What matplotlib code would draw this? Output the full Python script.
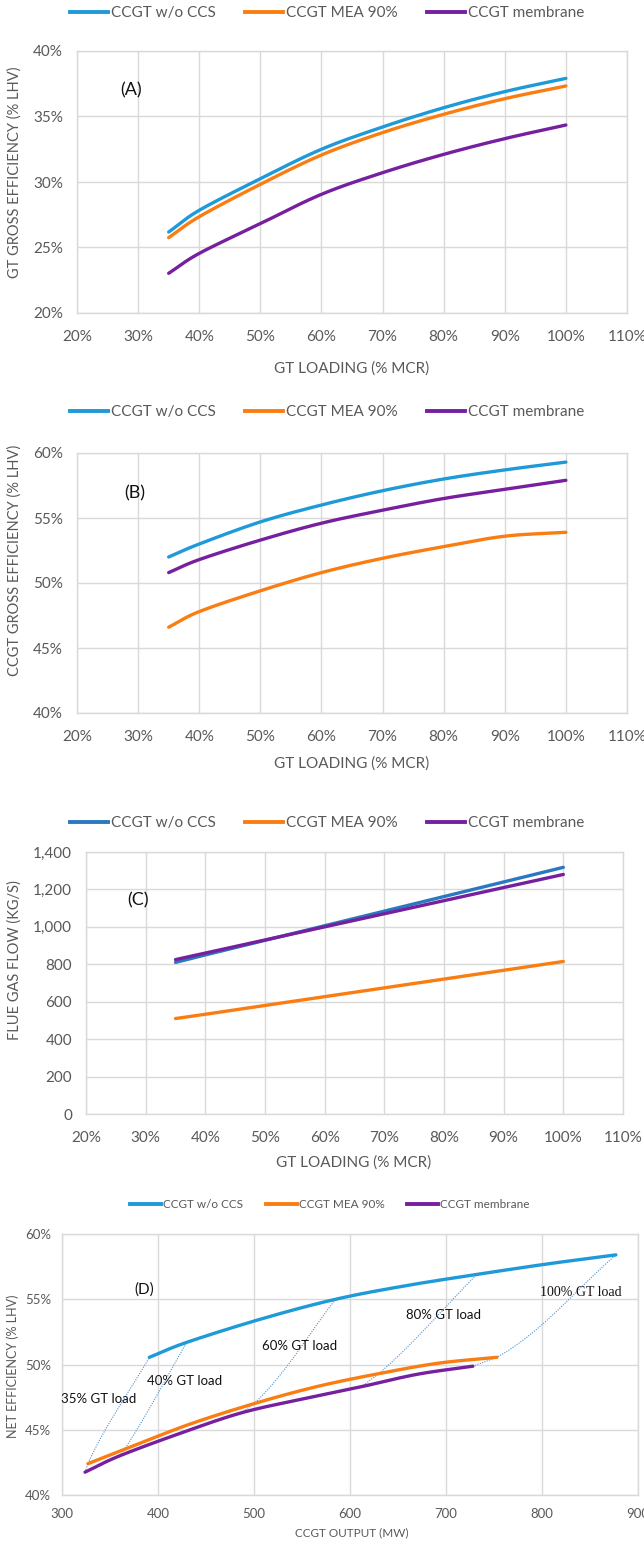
import numpy as np
import matplotlib
matplotlib.use('Agg')
import matplotlib.pyplot as plt
from matplotlib.ticker import FuncFormatter, MultipleLocator
from matplotlib.lines import Line2D

plt.rcParams['font.family'] = ['Lato', 'DejaVu Sans']

# ---------------- data ----------------
series_names = ['CCGT w/o CCS', 'CCGT MEA 90%', 'CCGT membrane']
load = [35, 40, 50, 60, 70, 80, 90, 100]          # GT loading, % MCR

# (A) GT gross efficiency, % LHV
a_wo = [26.18, 27.84, 30.25, 32.5, 34.2, 35.67, 36.9, 37.91]
a_mea = [25.75, 27.35, 29.82, 32.06, 33.77, 35.17, 36.36, 37.33]
a_mem = [23.03, 24.55, 26.82, 29.06, 30.71, 32.11, 33.31, 34.35]

# (B) CCGT gross efficiency, % LHV
b_wo = [52.0, 53.0, 54.7, 56.0, 57.1, 58.0, 58.7, 59.3]
b_mea = [46.6, 47.8, 49.4, 50.8, 51.9, 52.8, 53.6, 53.9]
b_mem = [50.8, 51.8, 53.3, 54.6, 55.6, 56.5, 57.2, 57.9]

# (C) flue gas flow, kg/s
c_wo = [810, 850, 928, 1006, 1084, 1162, 1240, 1318]
c_mea = [510, 533, 580, 627, 674, 721, 768, 815]
c_mem = [825, 860, 930, 1000, 1070, 1140, 1210, 1280]

# (D) CCGT output (MW) and net efficiency (% LHV) at the same loads
d_wo_mw = [391, 430, 508, 585, 659, 732, 805, 877]
d_wo_eff = [50.55, 51.7, 53.5, 55.0, 56.05, 56.9, 57.7, 58.4]
d_mea_mw = [327, 365, 432, 500, 565, 630, 692, 753]
d_mea_eff = [42.4, 43.5, 45.4, 47.0, 48.3, 49.3, 50.1, 50.55]
d_mem_mw = [324, 360, 424, 487, 550, 612, 670, 728]
d_mem_eff = [41.75, 43.0, 44.75, 46.3, 47.35, 48.3, 49.25, 49.87]
d_iso_loads = [35, 40, 60, 80, 100]
d_iso_labels = ['35% GT load', '40% GT load', '60% GT load', '80% GT load', '100% GT load']
d_label_mw = [338, 428, 547, 697, 840]
d_label_eff = [47.35, 48.75, 51.45, 53.8, 55.5]

x_ticks_load = [20, 30, 40, 50, 60, 70, 80, 90, 100, 110]

# ---------------- style ----------------
BLUE = '#1f9ad8'
BLUE_C = '#2a78bf'
ORANGE = '#fa7d12'
PURPLE = '#7620a0'
GRID = '#d9d9d9'
TXT = '#595959'
LW = 2.4
W, H = 644, 1542


def smooth(x, y, n=20):
    """Catmull-Rom rendering through the given points (like Excel smoothed lines)."""
    x = np.asarray(x, float)
    y = np.asarray(y, float)
    if len(x) < 3:
        return x, y
    px = np.concatenate([[2 * x[0] - x[1]], x, [2 * x[-1] - x[-2]]])
    py = np.concatenate([[2 * y[0] - y[1]], y, [2 * y[-1] - y[-2]]])
    xs, ys = [], []
    for i in range(1, len(px) - 2):
        t = np.linspace(0, 1, n, endpoint=(i == len(px) - 3))
        for arr, out in ((px, xs), (py, ys)):
            p0, p1, p2, p3 = arr[i - 1], arr[i], arr[i + 1], arr[i + 2]
            out.extend(0.5 * ((2 * p1) + (-p0 + p2) * t +
                              (2 * p0 - 5 * p1 + 4 * p2 - p3) * t ** 2 +
                              (-p0 + 3 * p1 - 3 * p2 + p3) * t ** 3))
    return np.array(xs), np.array(ys)


def iso_line(p_top, p_mid, p_low, sx, sy, n=60):
    """Smoothed connector top -> mid -> low (rendering only), computed in screen-like units."""
    A = np.array([p_top[0] * sx, p_top[1] * sy])
    M = np.array([p_mid[0] * sx, p_mid[1] * sy])
    L = np.array([p_low[0] * sx, p_low[1] * sy])
    chord = A - M
    d = M - L
    u = d / np.linalg.norm(d) + (A - L) / np.linalg.norm(A - L)
    m0 = u / np.linalg.norm(u) * np.linalg.norm(chord)
    m1 = chord
    t = np.linspace(0, 1, n)[:, None]
    h00 = 2 * t ** 3 - 3 * t ** 2 + 1
    h10 = t ** 3 - 2 * t ** 2 + t
    h01 = -2 * t ** 3 + 3 * t ** 2
    h11 = t ** 3 - t ** 2
    seg = h00 * M + h10 * m0 + h01 * A + h11 * m1
    pts = np.vstack([L, seg])
    return pts[:, 0] / sx, pts[:, 1] / sy


fig = plt.figure(figsize=(W / 100, H / 100), dpi=100)


def add_ax(left, top, right, bottom):
    return fig.add_axes([left / W, 1 - bottom / H, (right - left) / W, (bottom - top) / H])


def style(ax, fs=11, xpad=12, ypad=10):
    ax.grid(True, color=GRID, lw=1)
    ax.set_axisbelow(True)
    for s in ax.spines.values():
        s.set_color(GRID)
        s.set_linewidth(1)
    ax.tick_params(length=0, labelsize=fs, colors=TXT)
    ax.tick_params(axis='x', pad=xpad)
    ax.tick_params(axis='y', pad=ypad)


pct = FuncFormatter(lambda v, p: f'{v:.0f}%')


def legend(colors, cx, cy, fs=11, hl=2.5, cs=1.9):
    handles = [Line2D([], [], color=c, lw=LW + 0.4) for c in colors]
    leg = fig.legend(handles, series_names, loc='center', bbox_to_anchor=(cx / W, 1 - cy / H),
                     ncol=3, frameon=False, fontsize=fs, handlelength=hl,
                     handletextpad=0.2, columnspacing=cs, labelcolor=TXT)
    return leg


def load_axis(ax):
    ax.set_xlim(20, 110)
    ax.set_xticks(x_ticks_load)
    ax.xaxis.set_major_formatter(pct)


# ---------- (A) ----------
axA = add_ax(77, 51, 627, 313)
style(axA)
load_axis(axA)
axA.set_ylim(20, 40)
axA.yaxis.set_major_locator(MultipleLocator(5))
axA.yaxis.set_major_formatter(pct)
for ys, c in ((a_wo, BLUE), (a_mea, ORANGE), (a_mem, PURPLE)):
    axA.plot(*smooth(load, ys), color=c, lw=LW, solid_capstyle='round')
axA.text(28.8, 37.0, '(A)', fontsize=13, ha='center', va='center', color='#111111')
legend([BLUE, ORANGE, PURPLE], 327, 13)
fig.text(352 / W, 1 - 369 / H, 'GT LOADING (% MCR)', ha='center', va='center', fontsize=11, color=TXT)
fig.text(15 / W, 1 - 172 / H, 'GT GROSS EFFICIENCY (% LHV)', rotation=90, ha='center', va='center',
         fontsize=10.5, color=TXT)

# ---------- (B) ----------
axB = add_ax(77, 453, 627, 713)
style(axB)
load_axis(axB)
axB.set_ylim(40, 60)
axB.yaxis.set_major_locator(MultipleLocator(5))
axB.yaxis.set_major_formatter(pct)
for ys, c in ((b_wo, BLUE), (b_mea, ORANGE), (b_mem, PURPLE)):
    axB.plot(*smooth(load, ys), color=c, lw=LW, solid_capstyle='round')
axB.text(29.5, 56.9, '(B)', fontsize=13, ha='center', va='center', color='#111111')
legend([BLUE, ORANGE, PURPLE], 327, 412)
fig.text(352 / W, 1 - 764 / H, 'GT LOADING (% MCR)', ha='center', va='center', fontsize=11, color=TXT)
fig.text(15 / W, 1 - 560 / H, 'CCGT GROSS EFFICIENCY (% LHV)', rotation=90, ha='center', va='center',
         fontsize=10.5, color=TXT)

# ---------- (C) ----------
axC = add_ax(86, 852, 623, 1114)
style(axC)
load_axis(axC)
axC.set_ylim(0, 1400)
axC.yaxis.set_major_locator(MultipleLocator(200))
axC.yaxis.set_major_formatter(FuncFormatter(lambda v, p: f'{v:,.0f}'))
for ys, c in ((c_wo, BLUE_C), (c_mea, ORANGE), (c_mem, PURPLE)):
    axC.plot(load, ys, color=c, lw=LW, solid_capstyle='round')
axC.text(28.7, 1140, '(C)', fontsize=13, ha='center', va='center', color='#111111')
legend([BLUE_C, ORANGE, PURPLE], 327, 823)
fig.text(354 / W, 1 - 1163 / H, 'GT LOADING (% MCR)', ha='center', va='center', fontsize=11, color=TXT)
fig.text(15 / W, 1 - 960 / H, 'FLUE GAS FLOW (KG/S)', rotation=90, ha='center', va='center',
         fontsize=10.5, color=TXT)

# ---------- (D) ----------
axD = add_ax(62, 1234, 638, 1495)
style(axD, fs=9.5, xpad=9, ypad=8)
axD.set_xlim(300, 900)
axD.xaxis.set_major_locator(MultipleLocator(100))
axD.set_ylim(40, 60)
axD.yaxis.set_major_locator(MultipleLocator(5))
axD.yaxis.set_major_formatter(pct)
curves = [(d_wo_mw, d_wo_eff), (d_mea_mw, d_mea_eff), (d_mem_mw, d_mem_eff)]
sx, sy = 576 / 600, 261 / 20
for ld in d_iso_loads:
    k = load.index(ld)
    pts = [(cv[0][k], cv[1][k]) for cv in curves]
    axD.plot(*iso_line(pts[0], pts[1], pts[2], sx, sy), color='#4f92d2', lw=0.8, ls=(0, (1, 1.2)))
for (xm, ye), c in zip(curves, (BLUE, ORANGE, PURPLE)):
    axD.plot(*smooth(xm, ye), color=c, lw=LW, solid_capstyle='round')
for lab, lx, ly in zip(d_iso_labels, d_label_mw, d_label_eff):
    if lab.startswith('100'):
        axD.text(lx, ly, lab, fontsize=10, ha='center', va='center', color='#111111',
                 family=['Liberation Serif', 'DejaVu Serif'])
    else:
        axD.text(lx, ly, lab, fontsize=9.5, ha='center', va='center', color='#111111')
axD.text(386, 55.75, '(D)', fontsize=11, ha='center', va='center', color='#111111')
legend([BLUE, ORANGE, PURPLE], 330, 1205, fs=8.5, hl=2.6, cs=1.9)
fig.text(352 / W, 1 - 1533 / H, 'CCGT OUTPUT (MW)', ha='center', va='center', fontsize=8.5, color=TXT)
fig.text(13 / W, 1 - 1366 / H, 'NET EFFICIENCY (% LHV)', rotation=90, ha='center', va='center',
         fontsize=9, color=TXT)

fig.savefig('out.png', dpi=100)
+===+
Copy out every line with the word "matplotlib".

What matplotlib code would draw this? Output the full Python script.
import matplotlib
matplotlib.use('Agg')
import matplotlib.pyplot as plt
from matplotlib.ticker import FuncFormatter, MultipleLocator
from matplotlib.lines import Line2D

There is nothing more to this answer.